**Input records**
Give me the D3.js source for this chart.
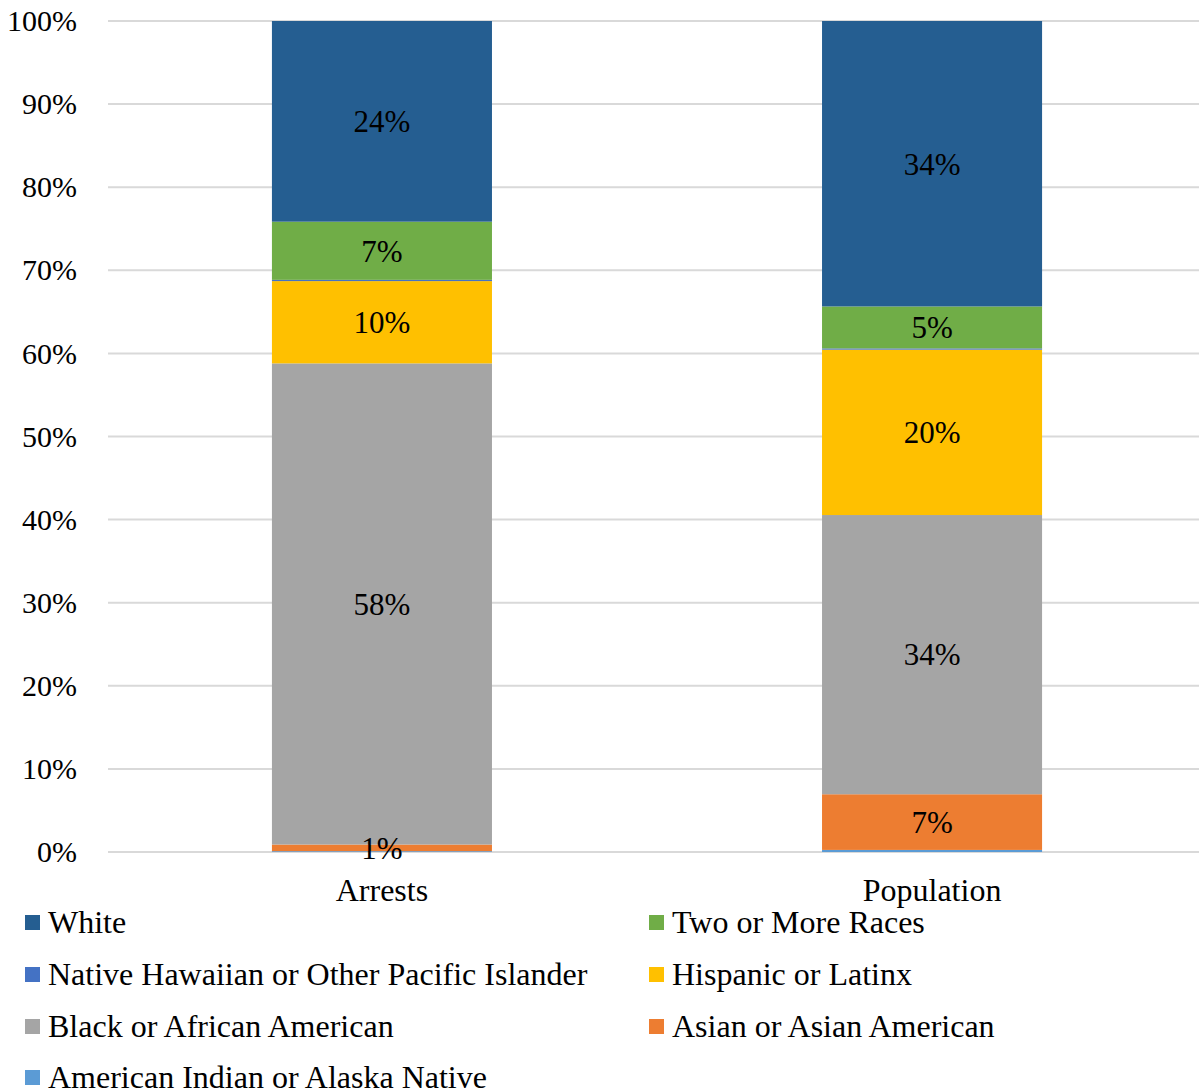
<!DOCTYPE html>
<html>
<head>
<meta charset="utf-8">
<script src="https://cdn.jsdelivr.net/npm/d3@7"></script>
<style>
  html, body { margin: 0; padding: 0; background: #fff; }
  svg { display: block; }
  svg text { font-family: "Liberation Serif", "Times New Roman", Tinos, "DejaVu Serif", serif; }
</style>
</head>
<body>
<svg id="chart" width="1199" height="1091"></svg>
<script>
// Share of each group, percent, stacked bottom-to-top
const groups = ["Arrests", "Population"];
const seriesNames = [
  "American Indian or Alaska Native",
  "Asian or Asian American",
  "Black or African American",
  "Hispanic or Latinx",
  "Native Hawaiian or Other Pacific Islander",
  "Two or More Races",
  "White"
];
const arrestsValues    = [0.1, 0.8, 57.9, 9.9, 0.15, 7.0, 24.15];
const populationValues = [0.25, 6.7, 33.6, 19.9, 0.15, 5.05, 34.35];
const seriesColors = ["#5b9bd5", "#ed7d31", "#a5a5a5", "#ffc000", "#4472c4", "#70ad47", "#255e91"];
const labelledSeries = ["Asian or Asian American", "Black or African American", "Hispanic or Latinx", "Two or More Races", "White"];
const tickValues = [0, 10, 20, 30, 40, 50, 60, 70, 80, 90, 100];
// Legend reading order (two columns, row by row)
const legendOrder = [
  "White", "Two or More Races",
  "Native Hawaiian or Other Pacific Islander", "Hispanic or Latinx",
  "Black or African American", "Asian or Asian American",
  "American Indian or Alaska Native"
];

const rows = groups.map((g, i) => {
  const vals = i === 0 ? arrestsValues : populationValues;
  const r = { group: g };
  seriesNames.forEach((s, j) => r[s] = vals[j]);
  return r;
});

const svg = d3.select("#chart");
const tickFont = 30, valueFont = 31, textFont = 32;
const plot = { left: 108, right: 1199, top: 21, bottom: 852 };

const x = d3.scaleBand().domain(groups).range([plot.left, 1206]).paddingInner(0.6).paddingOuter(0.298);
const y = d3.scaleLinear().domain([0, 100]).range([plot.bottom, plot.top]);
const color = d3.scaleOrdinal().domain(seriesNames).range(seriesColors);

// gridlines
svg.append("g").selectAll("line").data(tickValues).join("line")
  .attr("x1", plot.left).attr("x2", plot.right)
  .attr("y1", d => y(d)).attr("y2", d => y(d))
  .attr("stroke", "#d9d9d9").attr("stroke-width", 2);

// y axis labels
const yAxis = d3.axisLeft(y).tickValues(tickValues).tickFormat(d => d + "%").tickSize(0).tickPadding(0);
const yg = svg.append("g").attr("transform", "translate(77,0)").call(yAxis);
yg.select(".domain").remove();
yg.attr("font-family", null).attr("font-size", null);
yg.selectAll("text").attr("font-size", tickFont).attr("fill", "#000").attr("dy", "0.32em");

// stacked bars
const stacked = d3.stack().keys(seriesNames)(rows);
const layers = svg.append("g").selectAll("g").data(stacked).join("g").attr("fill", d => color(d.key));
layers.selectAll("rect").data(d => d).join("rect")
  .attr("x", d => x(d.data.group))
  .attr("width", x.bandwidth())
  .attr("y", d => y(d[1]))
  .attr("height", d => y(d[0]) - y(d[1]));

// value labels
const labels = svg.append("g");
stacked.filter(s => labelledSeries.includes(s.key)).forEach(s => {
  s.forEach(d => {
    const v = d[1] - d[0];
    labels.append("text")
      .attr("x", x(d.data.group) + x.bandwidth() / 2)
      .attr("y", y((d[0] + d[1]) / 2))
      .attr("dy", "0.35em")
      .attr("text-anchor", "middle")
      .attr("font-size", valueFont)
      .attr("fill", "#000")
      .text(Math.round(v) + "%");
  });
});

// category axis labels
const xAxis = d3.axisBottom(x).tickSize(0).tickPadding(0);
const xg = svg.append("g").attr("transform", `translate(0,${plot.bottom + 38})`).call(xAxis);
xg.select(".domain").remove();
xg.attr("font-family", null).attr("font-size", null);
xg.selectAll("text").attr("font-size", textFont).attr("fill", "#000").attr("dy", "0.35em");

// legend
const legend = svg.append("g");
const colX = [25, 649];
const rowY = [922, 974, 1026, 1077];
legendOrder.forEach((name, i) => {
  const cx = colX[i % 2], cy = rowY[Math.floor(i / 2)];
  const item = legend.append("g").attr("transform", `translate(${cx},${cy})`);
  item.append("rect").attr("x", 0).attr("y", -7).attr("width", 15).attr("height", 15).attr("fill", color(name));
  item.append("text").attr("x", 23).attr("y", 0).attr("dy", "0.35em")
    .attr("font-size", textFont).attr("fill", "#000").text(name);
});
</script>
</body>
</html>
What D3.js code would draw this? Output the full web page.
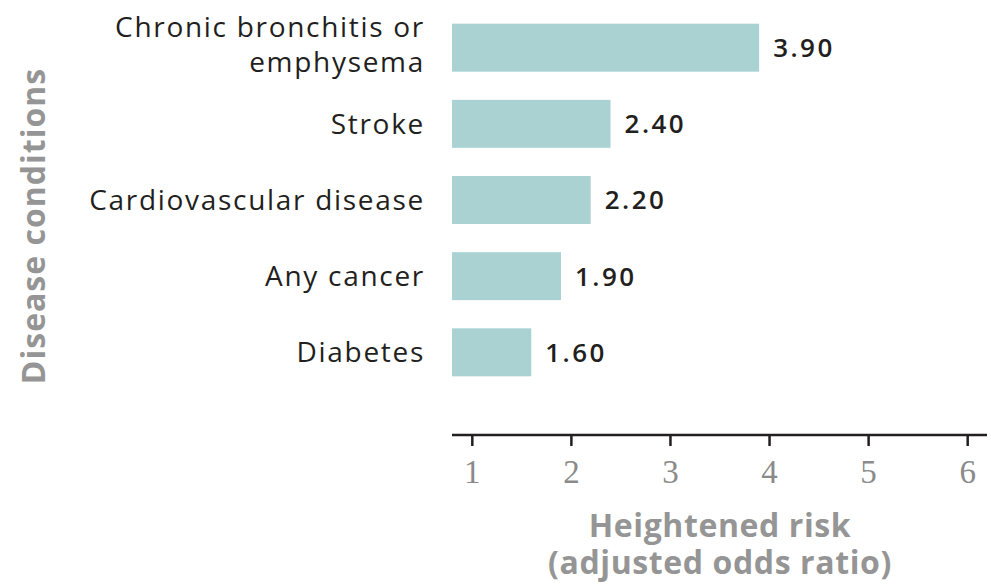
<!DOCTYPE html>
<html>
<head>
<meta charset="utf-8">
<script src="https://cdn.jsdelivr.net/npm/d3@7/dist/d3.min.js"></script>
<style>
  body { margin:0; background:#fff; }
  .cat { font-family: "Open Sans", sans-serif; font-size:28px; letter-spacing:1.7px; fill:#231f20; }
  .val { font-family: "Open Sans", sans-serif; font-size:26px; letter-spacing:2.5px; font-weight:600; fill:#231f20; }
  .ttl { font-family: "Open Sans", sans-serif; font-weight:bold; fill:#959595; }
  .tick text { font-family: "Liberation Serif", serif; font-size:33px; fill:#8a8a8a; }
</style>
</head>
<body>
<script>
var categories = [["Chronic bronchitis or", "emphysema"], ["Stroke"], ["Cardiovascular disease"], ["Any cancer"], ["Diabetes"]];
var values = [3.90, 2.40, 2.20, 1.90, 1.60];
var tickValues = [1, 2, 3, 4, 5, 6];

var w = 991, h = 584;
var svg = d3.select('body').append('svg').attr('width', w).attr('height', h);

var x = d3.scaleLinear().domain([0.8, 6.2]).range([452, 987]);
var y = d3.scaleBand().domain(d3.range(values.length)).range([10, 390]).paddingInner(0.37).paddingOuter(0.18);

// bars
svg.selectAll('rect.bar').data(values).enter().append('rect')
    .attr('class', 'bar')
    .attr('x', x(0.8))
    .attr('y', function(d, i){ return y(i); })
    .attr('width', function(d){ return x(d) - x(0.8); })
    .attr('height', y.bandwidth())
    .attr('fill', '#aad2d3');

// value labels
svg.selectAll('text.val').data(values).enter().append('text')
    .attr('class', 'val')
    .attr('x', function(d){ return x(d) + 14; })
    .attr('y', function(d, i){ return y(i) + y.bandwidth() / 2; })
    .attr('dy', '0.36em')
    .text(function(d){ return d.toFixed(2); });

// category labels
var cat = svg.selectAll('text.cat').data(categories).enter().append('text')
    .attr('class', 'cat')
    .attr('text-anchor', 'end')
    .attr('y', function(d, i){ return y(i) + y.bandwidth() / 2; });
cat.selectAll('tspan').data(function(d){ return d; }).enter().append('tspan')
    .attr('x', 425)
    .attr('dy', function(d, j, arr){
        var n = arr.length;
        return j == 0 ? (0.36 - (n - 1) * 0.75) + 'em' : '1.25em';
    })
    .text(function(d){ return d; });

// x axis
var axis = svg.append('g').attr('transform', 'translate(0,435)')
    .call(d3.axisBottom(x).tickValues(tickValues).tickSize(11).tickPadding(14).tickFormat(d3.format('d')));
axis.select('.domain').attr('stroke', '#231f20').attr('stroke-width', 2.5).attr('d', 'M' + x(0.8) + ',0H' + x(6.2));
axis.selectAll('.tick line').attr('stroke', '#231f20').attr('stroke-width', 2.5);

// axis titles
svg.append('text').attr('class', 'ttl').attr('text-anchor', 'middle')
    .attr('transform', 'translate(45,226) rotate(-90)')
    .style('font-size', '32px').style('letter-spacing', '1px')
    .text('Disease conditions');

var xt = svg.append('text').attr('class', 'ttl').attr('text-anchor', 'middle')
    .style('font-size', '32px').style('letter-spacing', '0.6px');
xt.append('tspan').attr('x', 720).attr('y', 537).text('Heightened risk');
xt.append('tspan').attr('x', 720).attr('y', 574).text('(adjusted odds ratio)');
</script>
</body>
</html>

**Problem**
Above are the records. Identify each line that contains the word "chart".

**Solution to the problem**
Give me the D3.js source for this chart.
<svg id="chart" width="1199" height="1091"></svg>
const svg = d3.select("#chart");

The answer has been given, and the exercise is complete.